In every galvanic cell, the most vital metric is the standard cell potential, denoted as $E_{\text{cell}}^{\circ }$. This value gives us a measure of the voltage generated by the cell under standard conditions, which usually implies concentrations of $1.0\text{ M}$ for all solutions, and a temperature of $25\text{degree}\text{C}$. By calculating the standard cell potential, we can predict the feasibility of a reaction occurring spontaneously.
To compute $E_{\text{cell}}^{\circ }$, we use the standard reduction potential values of the two half-cells. This is achieved with the formula:

• $E_{\text{cell}}^{\circ }=E_{\text{cathode}}^{\circ }-E_{\text{anode}}^{\circ }$

Knowing the correct values to plug into the formula is essential. For our given exercise:- Anode: Magnesium with a potential of $-2.37\text{ V}$- Cathode: Cadmium with a potential of $-0.40\text{ V}$Plugging these values into our formula yields a cell potential of $1.97\text{ V}$. A positive cell potential indicates that the galvanic cell can generate electricity spontaneously.
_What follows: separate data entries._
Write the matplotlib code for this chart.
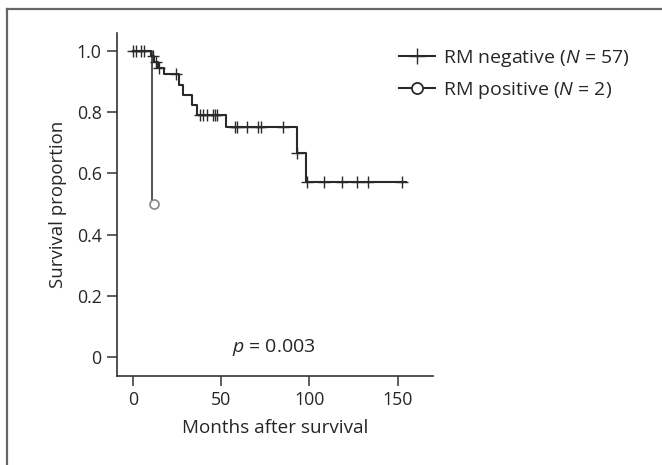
import numpy as np
import matplotlib
matplotlib.use("Agg")
import matplotlib.pyplot as plt
from matplotlib.lines import Line2D

plt.rcParams['font.family'] = ['Open Sans', 'DejaVu Sans']
plt.rcParams['mathtext.fontset'] = 'custom'
plt.rcParams['mathtext.rm'] = 'Open Sans'
plt.rcParams['mathtext.it'] = 'Open Sans:italic'

# RM negative (N = 57): Kaplan-Meier steps (time of drop, survival after drop)
neg_times = [0, 10.3, 12.2, 14.2, 17.5, 26.3, 28.5, 33.8, 36.5, 52.7, 93.0, 98.4]
neg_surv = [1.0, 0.982, 0.964, 0.945, 0.924, 0.888, 0.857, 0.824, 0.790, 0.750, 0.667, 0.570]
neg_end = 155
neg_censored = [0.4, 1.9, 4.5, 6.3, 11.3, 13.0, 15.0, 24.7, 38.0, 39.9, 42.1, 45.5,
                46.5, 47.8, 57.8, 58.8, 65.0, 71.0, 72.4, 84.9, 93.2, 98.8, 108.3,
                118.3, 126.8, 133.3, 152.3]

# RM positive (N = 2)
pos_times = [0, 11.0]
pos_surv = [1.0, 0.5]
pos_end = 12.0
pos_censored = [12.0]

xticks = [0, 50, 100, 150]
yticks = [0, 0.2, 0.4, 0.6, 0.8, 1.0]
ytick_labels = ['0', '0.2', '0.4', '0.6', '0.8', '1.0']


def step_value(times, surv, t):
    i = np.searchsorted(times, t, side='right') - 1
    return np.array(surv)[i]


fig = plt.figure(figsize=(6.62, 4.65), dpi=100)
ax = fig.add_axes([0.1767, 0.1914, 0.4773, 0.7376])

line_col = '#2a2a2a'
txt_col = '#262626'

# negative curve
ax.step(neg_times + [neg_end], neg_surv + [neg_surv[-1]], where='post',
        color=line_col, lw=1.5, zorder=3)
ax.plot(neg_censored, step_value(neg_times, neg_surv, neg_censored), ls='none',
        marker='+', ms=9, mew=1.0, color=line_col, zorder=4)

# positive curve
ax.step(pos_times + [pos_end], pos_surv + [pos_surv[-1]], where='post',
        color='#444444', lw=1.3, zorder=2)
ax.plot(pos_censored, step_value(pos_times, pos_surv, pos_censored), ls='none',
        marker='o', ms=6.5, mfc='white', mec='#888888', mew=1.2, zorder=5)

ax.set_xlim(-8.9, 170)
ax.set_ylim(-0.062, 1.058)
ax.set_xticks(xticks)
ax.set_yticks(yticks)
ax.set_yticklabels(ytick_labels)
for s in ['top', 'right']:
    ax.spines[s].set_visible(False)
for s in ['left', 'bottom']:
    ax.spines[s].set_color('#333333')
    ax.spines[s].set_linewidth(1.2)
ax.tick_params(length=7, width=1.1, color='#333333', labelsize=12.8,
               labelcolor=txt_col, pad=4)
ax.set_xlabel('Months after survival', fontsize=13.6, color=txt_col, labelpad=7)
ax.set_ylabel('Survival proportion', fontsize=13.4, color=txt_col, labelpad=7)

ax.text(80, 0.03, '$p$ = 0.003', fontsize=14, color=txt_col,
        ha='center', va='center')

handles = [
    Line2D([], [], color=line_col, lw=1.5, marker='+', ms=12, mew=1.0),
    Line2D([], [], color=line_col, lw=1.5, marker='o', ms=8, mfc='white',
           mec=line_col, mew=1.3),
]
fig.legend(handles, ['RM negative ($N$ = 57)', 'RM positive ($N$ = 2)'],
           loc='upper left', bbox_to_anchor=(399 / 662, 1 - 48 / 465),
           frameon=False, fontsize=14, handlelength=1.85, handletextpad=0.4,
           borderpad=0, borderaxespad=0, labelspacing=0.55, labelcolor=txt_col)

# partial frame around the figure (top and left edges)
fig.add_artist(Line2D([7 / 662, 1], [1 - 9 / 465, 1 - 9 / 465],
                      transform=fig.transFigure, color='#666666', lw=1.6))
fig.add_artist(Line2D([7 / 662, 7 / 662], [0, 1 - 9 / 465],
                      transform=fig.transFigure, color='#666666', lw=1.6))

fig.savefig('out.png', dpi=100)
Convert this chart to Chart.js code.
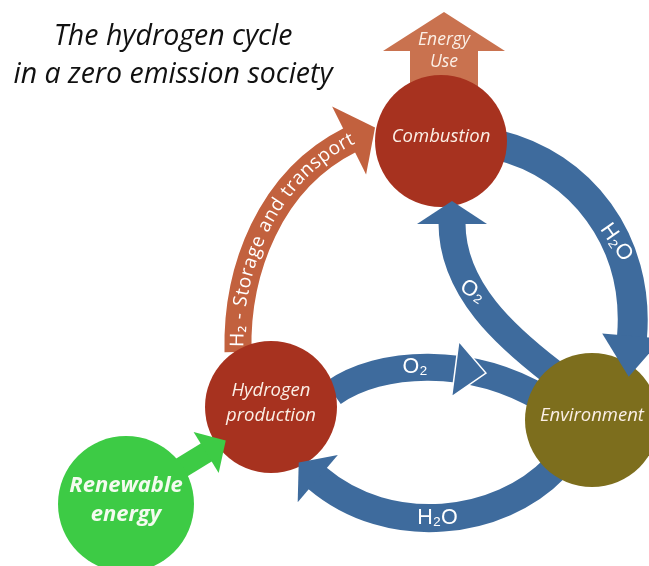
<!DOCTYPE html>
<html>
<head>
<meta charset="utf-8">
<script src="https://cdn.jsdelivr.net/npm/chart.js@4.4.0/dist/chart.umd.min.js"></script>
<style>
  html, body { margin: 0; padding: 0; background: #fff; }
  #wrap { width: 649px; height: 566px; position: relative; }
</style>
</head>
<body>
<div id="wrap"><canvas id="cycle"></canvas></div>
<script>
// title
const titleLines = ['The hydrogen cycle', 'in a zero emission society'];

// nodes of the cycle (centre in page units, radius)
const nodeLines = [['Combustion'], ['Hydrogen', 'production'], ['Environment'], ['Renewable', 'energy']];
const nodeX = [441, 271, 592, 126];
const nodeY = [141, 407, 420, 504];
const nodeR = [66, 66, 67, 68];

// flows between the nodes: label and centre line (start, ctrl, ctrl, end of shaft)
const flowLabels = ['H₂ - Storage and transport', 'H₂O', 'O₂', 'O₂', 'H₂O', '', 'Energy\nUse'];
const flowPaths = [
    [[238, 352], [236, 270], [270, 180], [350, 140]],
    [[498, 145], [580, 165], [640, 240], [632, 337]],
    [[552, 372], [508, 338], [452, 290], [452, 223]],
    [[333, 393], [380, 360], [470, 355], [545, 400]],
    [[555, 468], [500, 525], [390, 540], [317, 478]],
    [[176, 471], [207, 452]],
    [[444, 100], [444, 50]]
];

// styles (kept apart from the data)
const nodeColors = ['#a7321f', '#a7321f', '#7d6e1d', '#3dcb45'];
const flowColors = ['#c2613e', '#3e6b9d', '#3e6b9d', '#3e6b9d', '#3e6b9d', '#3dcb45', '#c9724f'];
const flowWidth = [27, 30, 27, 27, 28, 21, 68];
const headAt = [1, 1, 1, 0.62, 1, 1, 1];
const headLen = [28, 40, 22, 30, 24, 22, 38];
const headWidth = [76, 60, 70, 56, 62, 48, 122];
const labelAt = [0, 0.64, 0.62, 0.44, 0.52, 0, 0];
const labelAngle = [0, 55, 32, 0, 0, 0, 0];

function px(chart, p) {
    return [chart.scales.x.getPixelForValue(p[0]), chart.scales.y.getPixelForValue(p[1])];
}

function pointAt(p, t) {
    if (p.length === 2) {
        return [p[0][0] + (p[1][0] - p[0][0]) * t, p[0][1] + (p[1][1] - p[0][1]) * t];
    }
    const u = 1 - t;
    const a = u * u * u, b = 3 * u * u * t, c = 3 * u * t * t, d = t * t * t;
    return [a * p[0][0] + b * p[1][0] + c * p[2][0] + d * p[3][0],
            a * p[0][1] + b * p[1][1] + c * p[2][1] + d * p[3][1]];
}

function tangentAt(p, t) {
    let dx, dy;
    if (p.length === 2) {
        dx = p[1][0] - p[0][0]; dy = p[1][1] - p[0][1];
    } else {
        const u = 1 - t;
        dx = 3 * u * u * (p[1][0] - p[0][0]) + 6 * u * t * (p[2][0] - p[1][0]) + 3 * t * t * (p[3][0] - p[2][0]);
        dy = 3 * u * u * (p[1][1] - p[0][1]) + 6 * u * t * (p[2][1] - p[1][1]) + 3 * t * t * (p[3][1] - p[2][1]);
    }
    const l = Math.hypot(dx, dy);
    return [dx / l, dy / l];
}

function drawShaft(ctx, p, i) {
    ctx.save();
    ctx.strokeStyle = flowColors[i];
    ctx.lineWidth = flowWidth[i];
    ctx.lineCap = 'butt';
    ctx.beginPath();
    ctx.moveTo(p[0][0], p[0][1]);
    if (p.length === 2) ctx.lineTo(p[1][0], p[1][1]);
    else ctx.bezierCurveTo(p[1][0], p[1][1], p[2][0], p[2][1], p[3][0], p[3][1]);
    ctx.stroke();
    ctx.restore();
}

function drawHead(ctx, p, i) {
    const b = pointAt(p, headAt[i]);
    const d = tangentAt(p, headAt[i]);
    const n = [-d[1], d[0]];
    const w = headWidth[i] / 2;
    const bx = b[0] - d[0], by = b[1] - d[1];
    ctx.save();
    ctx.fillStyle = flowColors[i];
    ctx.beginPath();
    ctx.moveTo(bx + n[0] * w, by + n[1] * w);
    ctx.lineTo(b[0] + d[0] * headLen[i], b[1] + d[1] * headLen[i]);
    ctx.lineTo(bx - n[0] * w, by - n[1] * w);
    ctx.closePath();
    ctx.fill();
    if (headAt[i] < 1) {
        ctx.strokeStyle = '#ffffff';
        ctx.lineWidth = 1.5;
        ctx.stroke();
    }
    ctx.restore();
}

// writes text along a flow's centre line, starting s0 px from its start
function textAlong(ctx, p, text, s0, spacing) {
    const steps = 400, tMax = 1.3;
    const table = [0];
    let prev = pointAt(p, 0);
    for (let k = 1; k <= steps; k++) {
        const q = pointAt(p, tMax * k / steps);
        table.push(table[k - 1] + Math.hypot(q[0] - prev[0], q[1] - prev[1]));
        prev = q;
    }
    const tFor = s => {
        let k = 0;
        while (k < steps && table[k + 1] < s) k++;
        const f = (s - table[k]) / ((table[k + 1] - table[k]) || 1);
        return tMax * (k + f) / steps;
    };
    let s = s0;
    for (const ch of text) {
        const w = ctx.measureText(ch).width;
        const t = tFor(s + w / 2);
        const q = pointAt(p, t);
        const d = tangentAt(p, t);
        ctx.save();
        ctx.translate(q[0], q[1]);
        ctx.rotate(Math.atan2(d[1], d[0]));
        ctx.fillText(ch, 0, 0);
        ctx.restore();
        s += w + spacing;
    }
}

const diagramPlugin = {
    id: 'diagram',
    beforeDatasetsDraw(chart) {
        const ctx = chart.ctx;
        flowPaths.forEach((path, i) => drawShaft(ctx, path.map(q => px(chart, q)), i));
    },
    afterDatasetsDraw(chart) {
        const ctx = chart.ctx;
        flowPaths.forEach((path, i) => drawHead(ctx, path.map(q => px(chart, q)), i));

        ctx.save();
        ctx.fillStyle = '#ffffff';
        ctx.textAlign = 'center';
        ctx.textBaseline = 'middle';

        // label running along the storage arrow
        ctx.font = '19px "Open Sans"';
        textAlong(ctx, flowPaths[0].map(q => px(chart, q)), flowLabels[0], 5, 0.8);

        // short labels on the blue arrows
        ctx.font = '21.5px "Liberation Sans"';
        for (let i = 1; i <= 4; i++) {
            const q = pointAt(flowPaths[i].map(v => px(chart, v)), labelAt[i]);
            ctx.save();
            ctx.translate(q[0], q[1]);
            ctx.rotate(labelAngle[i] * Math.PI / 180);
            ctx.fillText(flowLabels[i], 0, 0);
            ctx.restore();
        }

        // energy use
        ctx.fillStyle = '#fbefe6';
        ctx.font = 'italic 17.5px "Open Sans"';
        const top = px(chart, flowPaths[6][1]);
        flowLabels[6].split('\n').forEach((line, k) => {
            ctx.fillText(line, top[0], top[1] - 10 + k * 22);
        });

        // node names
        nodeLines.forEach((lines, i) => {
            const c = px(chart, [nodeX[i], nodeY[i]]);
            const green = i === 3;
            ctx.fillStyle = green ? '#f4fbef' : '#fbefe6';
            ctx.font = green ? 'italic bold 22px "Open Sans"' : 'italic 18.5px "Open Sans"';
            const gap = green ? 29 : 25;
            lines.forEach((line, k) => {
                ctx.fillText(line, c[0], c[1] - 4 + (k - (lines.length - 1) / 2) * gap);
            });
        });

        // title
        ctx.fillStyle = '#111111';
        ctx.textBaseline = 'alphabetic';
        ctx.font = 'italic 28.5px "Open Sans"';
        titleLines.forEach((line, k) => ctx.fillText(line, 173, 45 + k * 38));
        ctx.restore();
    }
};

new Chart(document.getElementById('cycle'), {
    type: 'bubble',
    data: {
        datasets: [{
            label: 'Hydrogen cycle',
            data: nodeX.map((x, i) => ({ x: x, y: nodeY[i], r: nodeR[i] })),
            backgroundColor: nodeColors,
            borderWidth: 0,
            clip: false
        }]
    },
    options: {
        responsive: true,
        maintainAspectRatio: false,
        animation: false,
        events: [],
        layout: { padding: 0, autoPadding: false },
        plugins: {
            legend: { display: false },
            tooltip: { enabled: false }
        },
        scales: {
            x: { type: 'linear', min: 0, max: 649, display: false },
            y: { type: 'linear', min: 0, max: 566, reverse: true, display: false }
        }
    },
    plugins: [diagramPlugin]
});
</script>
</body>
</html>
Anode and Cathode Identification

Identifying the anode and cathode in a galvanic cell is crucial since it determines the direction of electron flow. The anode is identified by its higher tendency to lose electrons, which is shown by its more negative reduction potential value. Conversely, the cathode is where reduction occurs, with a less negative (or more positive) potential.
In the exercise concerning magnesium and cadmium:

• Magnesium has a reduction potential of $-2.37\text{ V}$, which is more negative, signifying that it acts as the anode.
• Cadmium with a reduction potential of $-0.40\text{ V}$ plays the role of the cathode because it is less negative.

This distinction is essential as it forms the basis for understanding the cell's operation. The anode is always where oxidation happens, and the cathode is where reduction occurs.

Half-Reaction Equations

Half-reaction equations are pivotal in electrochemistry as they detail the individual steps of oxidation and reduction separately. For every galvanic cell, these half-reactions must be clearly identified to compute the overall cell reaction and potential.
For the magnesium-cadmium cell:

• Magnesium half-reaction (anode, oxidation): $${\text{Mg}}_{(s)}\to {\text{Mg}}_{(aq)}^{2+}+2e^{-}$$
• Cadmium half-reaction (cathode, reduction): $${\text{Cd}}_{(aq)}^{2+}+2e^{-}\to {\text{Cd}}_{(s)}$$

These reactions visualize the electron transfer process. At the anode, magnesium loses electrons, becoming ions, while at the cathode, cadmium ions gain electrons to form solid metal. Understanding these allows us to piece together a full cell reaction, which is the summation of these halves, excluding electrons for the balanced equation.

Electron Flow Direction

The direction of electron flow is one of the fundamental principles in the operation of a galvanic cell. Identifying this flow provides insight into how the cell generates electricity.
In our magnesium-cadmium cell:

• Electrons are released from the magnesium metal at the anode.
• These electrons travel through an external circuit to the cadmium cathode.

The path of these electrons is vital: electricity is generated as they flow from the anode to the cathode. From a practical perspective, this flow is usually shown in diagrams as moving from the left side (anode) to the right side (cathode) with a connecting wire. Thus, interpreting this electron flow helps in predicting the behavior and efficiency of the cell.